To arrive at work successfully, I find myself adhering to many of the same basic principles. I must leave the house at precisely the right moment. I fight and kick and rush to get out of the house, all in an attempt to stay just in front of the wave of stalled motorists, fender benders, and rubberneckers. If I do this successfully, my ride to work can be fast, fun, and at the end I’m ready to do it again. If my timing is off, however, I can easily get tossed, turned, and tried by the traffic all around me. And there is no effective way to fight it.

Being boiled by the ocean is different than having your butt handed to you by the traffic, however. After being knocked around by a wave, I first find which way is up. This is usually the opposite direction of the sand. I then stand up, confirm that I still have both pieces of my bathing suit, assess my damage and seriously consider diving back in to do it again.

After a particularly rough commute, I first apologize to my boss for being late. I then mumble an incoherent explanation reminiscent of the traffic lady’s report I got to hear six times. Then, I rush to my desk , assess the gabillion messages and emails I have, and begin the day stressed, tired, and not even remotely looking forward to trying it again...ever.

I realize that this is my third article in which I mention traffic. And, I realize that DC and New York traffic surfers point, laugh, and consider me amateur. But there is a reason I don’t live in those places. Charlotte is a great place for a born-and-raised ‘burbs girl to live in an urban setting. I once heard someone refer to Charlotte as a very “drivable” city. And, in many ways, this remains a true statement.

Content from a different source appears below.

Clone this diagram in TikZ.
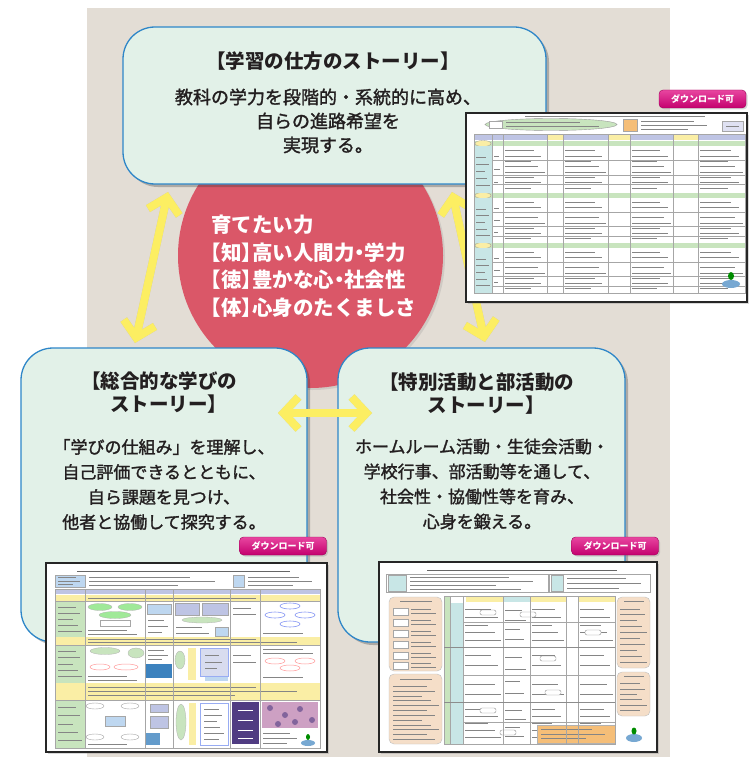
\documentclass[tikz,border=0pt]{standalone}
\usepackage{fontspec}
\newfontfamily\jp{Noto Sans CJK JP}
\newfontfamily\jph[RawFeature=+halt]{Noto Sans CJK JP}
\newfontfamily\jpm[FakeBold=1.6]{Noto Sans CJK JP}
\usetikzlibrary{arrows.meta,shadows,calc}
\definecolor{bgbeige}{RGB}{227,221,213}
\definecolor{boxfill}{RGB}{226,241,232}
\definecolor{boxline}{RGB}{46,134,200}
\definecolor{circred}{RGB}{218,87,104}
\definecolor{arrowy}{RGB}{252,238,98}
\definecolor{badge}{RGB}{196,0,110}
\definecolor{badgelt}{RGB}{232,70,160}
\definecolor{txtdark}{RGB}{35,31,32}
\definecolor{lav}{RGB}{190,196,228}
\definecolor{lgreen}{RGB}{200,228,190}
\definecolor{lyellow}{RGB}{250,238,165}
\definecolor{lteal}{RGB}{200,230,230}
\definecolor{peach}{RGB}{245,222,200}
\definecolor{orangeb}{RGB}{245,190,120}
\definecolor{lblue}{RGB}{190,215,240}
\definecolor{purp}{RGB}{80,60,130}
\definecolor{pinkph}{RGB}{205,160,195}
\definecolor{waterb}{RGB}{60,130,190}
\newcommand\thumbtext[5]{%
  \foreach \k in {1,...,#5}{%
    \pgfmathsetmacro\thY{(#2)+(\k-0.5)*((#4)-(#2))/(#5)}%
    \pgfmathsetmacro\thX{(#3)-mod(\k*3,5)*0.09*((#3)-(#1))}%
    \draw[tline] (#1,\thY) -- (\thX,\thY);
  }}
\begin{document}
\begin{tikzpicture}[x=1pt,y=-1pt,
  story/.style={draw=boxline, line width=1.3pt, fill=boxfill, rounded corners=32pt, inner sep=0pt,
     drop shadow={shadow xshift=3pt, shadow yshift=-3pt, opacity=0.3, fill=black!80}},
  ttl/.style={font=\jph\bfseries\fontsize{19.5}{23}\selectfont, text=txtdark, align=center, inner sep=0pt},
  bdy/.style={font=\jpm\fontsize{17}{25}\selectfont, text=txtdark, align=center, inner sep=0pt},
  ctxt/.style={font=\jph\bfseries\fontsize{20.5}{27.5}\selectfont, text=white, align=left, inner sep=0pt, anchor=west},
  yarr/.style={line width=8pt, draw=arrowy, {Straight Barb[length=15pt,width=32pt]}-{Straight Barb[length=15pt,width=32pt]}},
  yshad/.style={line width=8pt, draw=black!50, opacity=0.3, {Straight Barb[length=15pt,width=32pt]}-{Straight Barb[length=15pt,width=32pt]}},
  thumb/.style={draw=black!85, line width=1.2pt, fill=white, inner sep=0pt,
     drop shadow={shadow xshift=2pt, shadow yshift=-2pt, opacity=0.3}},
  badgest/.style={rounded corners=4pt, top color=badgelt, bottom color=badge, draw=badge!80!black, line width=0.4pt,
     minimum width=87pt, minimum height=18pt, inner sep=0pt, text=white, font=\jp\bfseries\fontsize{9}{10}\selectfont,
     drop shadow={shadow xshift=1.5pt, shadow yshift=-1.5pt, opacity=0.3}},
  tline/.style={draw=black!48, line width=0.9pt},
  cellf/.style={draw=black!35, line width=0.4pt},
]
\useasboundingbox (0,0) rectangle (753,757);
\fill[white] (0,0) rectangle (753,757);
\fill[bgbeige] (87,8) rectangle (670,757);

% central circle
\node[circle, fill=circred, minimum size=265pt, inner sep=0pt,
  drop shadow={shadow xshift=2pt, shadow yshift=-2pt, opacity=0.2}] (circ) at (310.5,255.5) {};
\node[ctxt] (ctext) at (211,266) {育てたい力\\【知】高い人間力・学力\\【徳】豊かな心・社会性\\【体】心身のたくましさ};

% story boxes
\node[story, minimum width=423pt, minimum height=157pt] (topbox) at (334.5,105.5) {};
\node[story, minimum width=286pt, minimum height=294pt] (leftbox) at (164,495) {};
\node[story, minimum width=287pt, minimum height=294pt] (rightbox) at (481.5,495) {};

\node[ttl] (toptitle) at (333,61) {【学習の仕方のストーリー】};
\node[bdy, font=\jpm\fontsize{18}{24}\selectfont] (topbody) at (328,121) {教科の学力を段階的・系統的に高め、\\自らの進路希望を\\実現する。};

\node[ttl] (lefttitle) at (164,393) {【総合的な学びの\\ストーリー】};
\node[bdy] (leftbody) at (164,484.5) {「学びの仕組み」を理解し、\\自己評価できるとともに、\\自ら課題を見つけ、\\他者と協働して探究する。};

\node[ttl] (righttitle) at (481.5,394) {【特別活動と部活動の\\ストーリー】};
\node[bdy] (rightbody) at (482,484) {ホームルーム活動・生徒会活動・\\学校行事、部活動等を通して、\\社会性・協働性等を育み、\\心身を鍛える。};

% arrows
\coordinate (la1) at (168,192); \coordinate (la2) at (135,343);
\coordinate (ra1) at (452,192); \coordinate (ra2) at (485,342);
\coordinate (ha1) at (278,413); \coordinate (ha2) at (372,413);
\foreach \p/\q in {la1/la2, ra1/ra2, ha1/ha2}{
  \draw[yshad, xshift=2pt, yshift=-2pt] (\p) -- (\q);
  \draw[yarr] (\p) -- (\q);
}

% ===== top-right thumbnail =====
\node[thumb, minimum width=281pt, minimum height=189pt] (thTR) at (606.5,207.5) {};
\draw[tline, line width=0.7pt] (525,116.5) -- (705,116.5);
\draw[fill=lgreen, draw=black!40, line width=0.4pt] (551,124.5) ellipse [x radius=66pt, y radius=6pt];
\draw[cellf, fill=white] (489,121) rectangle (502,128);
\thumbtext{506}{120.5}{608}{128.5}{2}
\draw[cellf, fill=orangeb] (623,119) rectangle (637,131);
\thumbtext{641}{119}{714}{131}{3}
\draw[cellf, fill=lav!50] (722,121) rectangle (743,131);
\draw[tline] (726,126) -- (739,126);
\fill[lav] (474,134) rectangle (745,140);
\foreach \a/\b in {547/563, 608/630, 673/698} \fill[lyellow] (\a,134) rectangle (\b,140);
\foreach \ya in {141,193,243}{
  \fill[lgreen] (474,\ya) rectangle (745,\ya+5);
  \draw[fill=lyellow, draw=black!40, line width=0.3pt] (483,\ya+2.5) ellipse [x radius=8pt, y radius=3pt];
}
\foreach \ya/\yb in {146/193, 198/243, 248/293}{
  \fill[lteal] (474,\ya) rectangle (492,\yb);
  \thumbtext{476}{\ya+8}{490}{\yb-4}{5}
  \foreach \xa/\xb in {505/545, 565/606, 632/671, 700/743}{\thumbtext{\xa}{\ya+2}{\xb}{\yb-2}{8}}
  \thumbtext{494}{\ya+4}{501}{\yb-4}{3}
}
\foreach \x in {492,503,547,563,608,630,673,698} \draw[cellf] (\x,134) -- (\x,293);
\draw[cellf] (474,134) rectangle (745,293);
\foreach \y in {160,175,184,212,226,236,262,276,286} \draw[cellf] (492,\y) -- (745,\y);
\foreach \a/\b in {596/606, 592/604, 600/612} \fill[lblue, opacity=0.8] (\a,\b) rectangle ++(14,5);
\fill[waterb!70] (731,284) ellipse [x radius=9pt, y radius=4pt];
\fill[green!55!black] (731,276) ellipse [x radius=3pt, y radius=4pt];

% ===== bottom-left thumbnail =====
\node[thumb, minimum width=281pt, minimum height=189pt] (thBL) at (186.5,657.5) {};
\draw[tline, line width=0.8pt, draw=black!60] (77,571) -- (290,571);
\draw[cellf, fill=lblue] (55,575) rectangle (85,587);
\thumbtext{58}{576}{82}{586}{3}
\thumbtext{89}{576}{228}{587}{3}
\draw[cellf, fill=lblue] (233,575) rectangle (244,587);
\thumbtext{248}{576}{318}{587}{3}
\fill[lav] (55,589) rectangle (320,594);
\foreach \ya/\yb in {595/601, 637/645, 683/700} \fill[lyellow] (55,\ya) rectangle (320,\yb);
\foreach \ya/\yb in {601/637, 645/683, 700/748}{
  \fill[lgreen] (55,\ya) rectangle (85,\yb);
  \thumbtext{58}{\ya+3}{82}{\yb-3}{5}
}
\thumbtext{88}{596}{318}{600}{1}
\thumbtext{88}{638}{318}{644}{2}
\thumbtext{88}{685}{318}{698}{3}
% section 1
\foreach \cx/\cy/\rx in {100/607/12, 130/607/12, 115/615/16}
  \draw[fill=lgreen!80!green, draw=black!30, line width=0.3pt] (\cx,\cy) ellipse [x radius=\rx pt, y radius=3.5pt];
\draw[cellf, fill=white] (100,620) rectangle (130,626);
\thumbtext{88}{629}{142}{636}{2}
\draw[cellf, fill=lblue] (147,604) rectangle (171,614);
\thumbtext{148}{617}{170}{635}{3}
\draw[cellf, fill=lav] (175,603) rectangle (199,615);
\draw[cellf, fill=lav] (202,603) rectangle (228,615);
\draw[fill=lgreen, draw=black!30, line width=0.3pt] (202,620) ellipse [x radius=20pt, y radius=3pt];
\thumbtext{176}{625}{212}{636}{2}
\draw[cellf, fill=lblue] (215,627) rectangle (228,636);
\thumbtext{233}{606}{258}{617}{2}
\foreach \cx/\cy in {290/606, 275/615, 305/615, 290/624}
  \draw[fill=white, draw=lblue!70!blue, line width=0.6pt] (\cx,\cy) ellipse [x radius=10pt, y radius=3pt];
\thumbtext{263}{630}{318}{636}{1}
% section 2
\draw[fill=lgreen, draw=black!30, line width=0.3pt] (105,651) ellipse [x radius=15pt, y radius=3.5pt];
\draw[fill=lgreen, draw=black!30, line width=0.3pt] (136,653) ellipse [x radius=8pt, y radius=5pt];
\foreach \cx/\rx in {100/10, 126/12}
  \draw[fill=white, draw=pink!80!red, line width=0.5pt] (\cx,667) ellipse [x radius=\rx pt, y radius=3pt];
\thumbtext{88}{674}{142}{682}{2}
\thumbtext{148}{648}{170}{662}{3}
\fill[waterb] (146,664) rectangle (172,678);
\fill[lyellow] (188,648) rectangle (196,680);
\draw[fill=lgreen, draw=black!30, line width=0.3pt] (180,660) ellipse [x radius=5pt, y radius=9pt];
\draw[cellf, fill=lav!60, draw=lblue!80!blue] (200,648) rectangle (228,676);
\thumbtext{205}{652}{224}{672}{3}
\fill[lblue] (205,677) rectangle (228,681);
\thumbtext{233}{652}{258}{666}{2}
\thumbtext{263}{648}{318}{655}{2}
\foreach \cx/\cy in {275/661, 305/661, 290/668}
  \draw[fill=white, draw=pink!80!red, line width=0.5pt] (\cx,\cy) ellipse [x radius=10pt, y radius=3pt];
\thumbtext{263}{674}{318}{681}{1}
% section 3
\draw[cellf, fill=lblue] (105,716) rectangle (125,726);
\foreach \cx/\cy in {95/706, 130/706, 95/737, 130/737}
  \draw[fill=white, draw=black!35, line width=0.4pt] (\cx,\cy) ellipse [x radius=9pt, y radius=3pt];
\thumbtext{88}{742}{142}{747}{1}
\draw[cellf, fill=lav] (150,704) rectangle (168,712);
\draw[cellf, fill=lav] (150,716) rectangle (168,728);
\fill[waterb!80] (146,733) rectangle (160,745);
\draw[fill=lgreen, draw=black!30, line width=0.3pt] (181,722) ellipse [x radius=5pt, y radius=18pt];
\fill[lyellow] (189,703) rectangle (196,745);
\draw[cellf, fill=white, draw=lblue!80!blue, line width=0.6pt] (200,703) rectangle (228,745);
\thumbtext{204}{706}{224}{742}{6}
\fill[purp] (232,702) rectangle (259,744);
\foreach \y in {710,720,730,738} \draw[white, line width=0.8pt] (238,\y) -- (253,\y);
\fill[pinkph] (262,702) rectangle (318,728);
\foreach \cx/\cy in {270/708, 285/715, 300/709, 312/720, 278/724, 295/722}
  \fill[purp!60!pinkph] (\cx,\cy) circle [radius=3pt];
\thumbtext{263}{731}{300}{746}{3}
\fill[waterb!70] (308,743) ellipse [x radius=7pt, y radius=3pt];
\fill[green!55!black] (308,737) ellipse [x radius=2pt, y radius=3pt];
\foreach \x in {85,145,173,230,260} \draw[cellf] (\x,589) -- (\x,748);
\draw[cellf] (55,589) rectangle (320,748);
\foreach \y in {601,645,700} \draw[cellf] (55,\y) -- (320,\y);

% ===== bottom-right thumbnail =====
\node[thumb, minimum width=278pt, minimum height=190pt] (thBR) at (518,657) {};
\draw[tline, line width=0.8pt, draw=black!60] (427,570) -- (617,570);
\draw[cellf] (386,574) rectangle (548,592);
\draw[cellf, fill=lteal] (388,575) rectangle (406,591);
\thumbtext{410}{575}{545}{591}{4}
\draw[cellf] (549,574) rectangle (650,592);
\draw[cellf, fill=lteal] (551,575) rectangle (563,591);
\thumbtext{567}{576}{648}{591}{3}
\foreach \a/\b/\c/\d in {389/597/442/671, 389/674/442/744, 617/597/650/668, 617/672/650/716}
  \draw[fill=peach, draw=black!25, rounded corners=5pt] (\a,\b) rectangle (\c,\d);
\draw[tline] (400,601) -- (432,601);
\foreach \y in {608,619,630,641,652,662}{
  \draw[cellf, fill=white] (393,\y) rectangle (408,\y+7);
  \thumbtext{411}{\y}{439}{\y+7}{2}
}
\draw[tline] (400,679) -- (432,679);
\thumbtext{393}{684}{439}{742}{12}
\draw[tline] (624,601) -- (644,601);
\thumbtext{620}{606}{647}{665}{10}
\draw[tline] (624,676) -- (644,676);
\thumbtext{620}{681}{647}{713}{6}
\fill[lgreen] (444,597) rectangle (450,744);
\fill[lteal] (450,603) rectangle (463,744);
\foreach \a/\b in {466/503, 530/566, 578/615} \fill[lyellow] (\a,597) rectangle (\b,602);
\fill[lteal] (503,597) rectangle (530,602);
\foreach \ya/\yb in {604/646, 649/701, 704/743}{
  \thumbtext{465}{\ya+2}{501}{\yb-2}{5}
  \thumbtext{505}{\ya+2}{528}{\yb-2}{4}
  \thumbtext{532}{\ya+2}{564}{\yb-2}{5}
  \thumbtext{580}{\ya+2}{613}{\yb-2}{5}
}
\foreach \x/\y in {480/610, 520/612, 540/656, 585/630, 545/690, 480/708, 500/730}
  \draw[fill=white, draw=black!45, line width=0.4pt, rounded corners=2pt] (\x,\y) rectangle ++(16,5);
\draw[fill=orangeb, draw=black!30] (537,725) rectangle (615,743);
\thumbtext{541}{727}{611}{741}{3}
\foreach \x in {450,463,503,530,566,578} \draw[cellf] (\x,596) -- (\x,744);
\draw[cellf] (444,596) rectangle (615,744);
\draw[black!45, line width=1pt] (444,647) -- (615,647);
\draw[black!45, line width=1pt] (444,702) -- (615,702);
\foreach \y in {622,675,722} \draw[cellf] (463,\y) -- (615,\y);
\fill[waterb!70] (634,738) ellipse [x radius=8pt, y radius=4pt];
\fill[green!55!black] (634,731) ellipse [x radius=2.5pt, y radius=3.5pt];

% badges
\node[badgest] (bdTR) at (702.5,99) {ダウンロード可};
\node[badgest] (bdL) at (283,546) {ダウンロード可};
\node[badgest] (bdR) at (615,546) {ダウンロード可};
\end{tikzpicture}
\end{document}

So far, Charlotte is kicking, paddling, freestyling, doggy paddling – trying hard to stay in front of the breaking waves of motorists. At the same time, the city is earning such descriptors as “most livable.” Good reviews attract good crowds. Charlotte‘s resident population is growing rapidly, adding spice to the city and cars to the roads. So what now? Are we really ready for it? As more and more people flood the city, we need to surf or get boiled. How does a city maintain it's "most livable" reputation while staying ahead of the resulting flood? Add trains? Subways? Transportation construction will only increase traffic, and drastically at that. Have we waited too long to start a major transportation overhaul?